Cumulus Workflow error handling is configurable via AWS Step Function definitions, which enable users to configure what the state machine does next when an exception is thrown. Read more in the AWS docs: How Step Functions Works: Error Handling.

Cumulus Workflow Tasks should throw errors and rely on the state machine logic to handle the error state. Errors and exceptions thrown in Cumulus Workflow Tasks using the Cumulus Message Adapter (CMA) are caught and rethrown by the CMA libraries unless the error name contains WorkflowError.

The former (tasks which throw errors which are not WorkflowErrors) is the expected behavior. However a WorkflowError can be used to handle errors that should not result in task failure.

Workflow Configuration

Some best practices for error handling in Cumulus Workflows are:

States should include a Catch configuration object which defines the ResultPath to be $.exception. This passes along the entire Cumulus message to the next state with the addition of the Error and Cause details of the thrown error in the exception key.

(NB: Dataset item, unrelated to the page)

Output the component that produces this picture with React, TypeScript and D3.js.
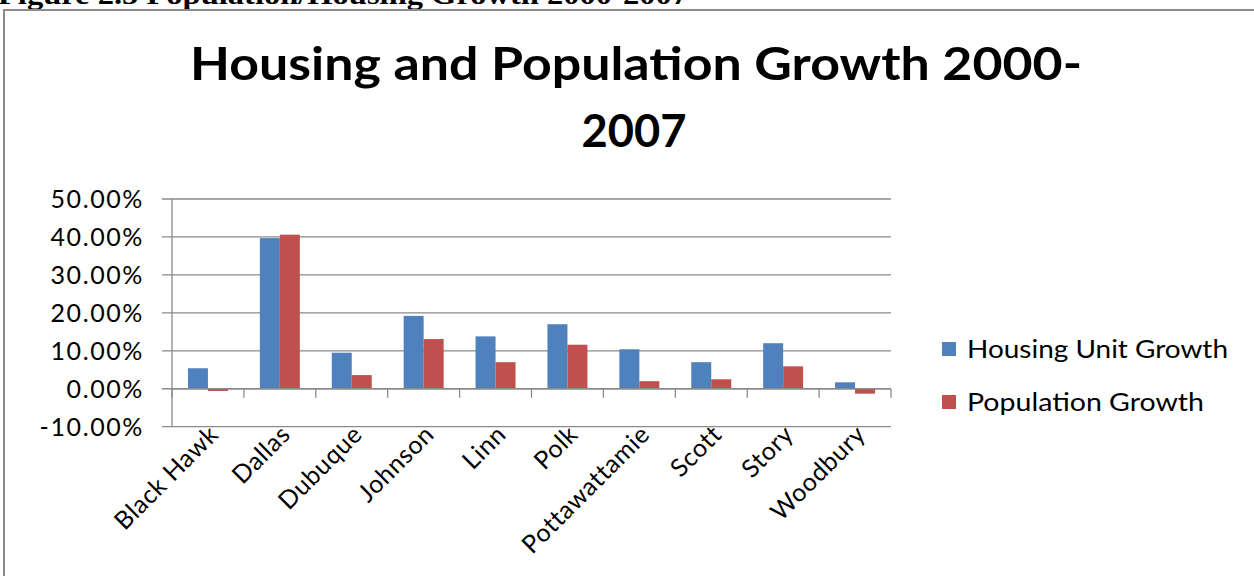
import React from "react";
import * as d3 from "d3";

const categories = ["Black Hawk", "Dallas", "Dubuque", "Johnson", "Linn", "Polk", "Pottawattamie", "Scott", "Story", "Woodbury"];
const seriesNames = ["Housing Unit Growth", "Population Growth"];
const housingGrowth = [0.054, 0.397, 0.095, 0.192, 0.138, 0.170, 0.104, 0.070, 0.120, 0.017];
const populationGrowth = [-0.006, 0.406, 0.036, 0.131, 0.070, 0.116, 0.020, 0.025, 0.059, -0.013];
const yTicks = [-0.1, 0, 0.1, 0.2, 0.3, 0.4, 0.5];
const colors = ["#4F81BD", "#C0504D"];
const titleLines = ["Housing and Population Growth 2000-", "2007"];
const headerText = "Figure 2.5 Population/Housing Growth 2000-2007";

const W = 1254;
const H = 576;
const plotLeft = 172;
const plotRight = 891;
const plotTop = 199;
const plotBottom = 426.7;
const font = "Lato, 'Open Sans', sans-serif";

export default function App() {
  const y = d3.scaleLinear().domain([-0.1, 0.5]).range([plotBottom, plotTop]);
  const x = d3.scaleBand<string>().domain(categories).range([plotLeft, plotRight]).paddingInner(0).paddingOuter(0);
  const bw = x.bandwidth();
  const xs = d3.scaleBand<string>().domain(seriesNames).range([bw * 0.222, bw * 0.778]).padding(0);
  const seriesValues = [housingGrowth, populationGrowth];
  const fmt = (t: number) => d3.format(".2%")(t).replace("\u2212", "-");
  const y0 = y(0);
  const boundaries = d3.range(categories.length + 1).map((i) => plotLeft + i * bw);

  return (
    <svg width={W} height={H} style={{ position: "absolute", left: 0, top: 0, background: "#fff" }}>
      <rect x={0} y={0} width={W} height={H} fill="#fff" />
      {/* header text cut off at top */}
      <text x={-2} y={4} fontFamily="'Liberation Serif', 'Times New Roman', serif" fontWeight="bold" fontSize={27}
        textLength={690} lengthAdjust="spacingAndGlyphs" fill="#000">{headerText}</text>
      {/* outer border */}
      <rect x={4} y={10} width={W + 10} height={H + 10} fill="none" stroke="#8c8c8c" strokeWidth={2} />
      {/* title */}
      <text x={636} y={80} textAnchor="middle" fontFamily={font} fontWeight="bold" fontSize={45}
        textLength={892} lengthAdjust="spacingAndGlyphs" fill="#000">{titleLines[0]}</text>
      <text x={634} y={147} textAnchor="middle" fontFamily={font} fontWeight="bold" fontSize={45}
        textLength={105} lengthAdjust="spacingAndGlyphs" fill="#000">{titleLines[1]}</text>

      {/* gridlines */}
      {yTicks.map((t) => (
        <g key={t}>
          <line x1={plotLeft - 10} x2={plotRight} y1={y(t)} y2={y(t)} stroke="#8a8a8a" strokeWidth={1.3} />
          <text x={144} y={y(t) + 9} textAnchor="end" fontFamily={font} fontSize={25} letterSpacing={1.6} fill="#000">{fmt(t)}</text>
        </g>
      ))}
      {/* y axis */}
      <line x1={plotLeft} x2={plotLeft} y1={plotTop} y2={plotBottom} stroke="#8a8a8a" strokeWidth={1.3} />
      {/* bars */}
      {categories.map((c, i) => (
        <g key={c} transform={`translate(${x(c)},0)`}>
          {seriesNames.map((s, j) => {
            const v = seriesValues[j][i];
            return (
              <rect key={s} x={xs(s)} width={xs.bandwidth()} y={Math.min(y(v), y0)} height={Math.abs(y(v) - y0)}
                fill={colors[j]} />
            );
          })}
        </g>
      ))}
      {/* category axis at zero */}
      <line x1={plotLeft} x2={plotRight} y1={y0} y2={y0} stroke="#8a8a8a" strokeWidth={1.3} />
      {boundaries.map((bx, i) => (
        <line key={i} x1={bx} x2={bx} y1={y0} y2={y0 + 9} stroke="#8a8a8a" strokeWidth={1.3} />
      ))}
      {/* category labels */}
      {categories.map((c) => {
        const cx = (x(c) as number) + bw / 2 + 12;
        const cy = 436;
        return (
          <text key={c} x={cx} y={cy} transform={`rotate(-45, ${cx}, ${cy})`} textAnchor="end" fontFamily={font}
            fontSize={25} letterSpacing={0.6} fill="#000">{c}</text>
        );
      })}
      {/* legend */}
      {seriesNames.map((s, j) => (
        <g key={s}>
          <rect x={942} y={342 + j * 53} width={14} height={14} fill={colors[j]} />
          <text x={967} y={358 + j * 53} fontFamily={font} fontSize={25} fill="#000"
            textLength={j === 0 ? 261 : 237} lengthAdjust="spacingAndGlyphs">{s}</text>
        </g>
      ))}
    </svg>
  );
}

Excluding this Catch configuration means that any execution records saved for your failed workflows will not include details about the exceptions.
States may be configured to Retry a task on specified failures to handle transient issues, such as those arising from resource allocation throttling, instead of failing the entire workflow. Cumulus supports the AWS retry configuration outlined here and an example is provided in the HelloWorld step of the RetryPassWorkflow workflow defined in the Cumulus repository's example workflow retry_pass_workflow.
Tasks downstream of failed tasks should understand how to pass along exceptions if required. If a task throws an error which is caught by the workflow configuration and passed to another state which also uses the CMA, the CMA overrides the exception key to "None" so the exception will not be passed to downstream tasks after the next state. This works if the exception is not needed in downstream tasks. If the exception is needed in downstream tasks, you need to re-attach the exception to the Cumulus message by setting the ResultPath to be $.exception for the task where the error is initially caught. In the example below, CnmResponseFail catches and re-attaches the error to the message.
If multiple downstream tasks should run after a workflow task has thrown an error, you can create a separate failure branch of your workflow by chaining tasks that catch and re-attach the error as described above.
Tasks that are lambdas should be configured to retry in the event of a Lambda Service Exception. See this documentation on configuring your workflow to handle transient lambda errors.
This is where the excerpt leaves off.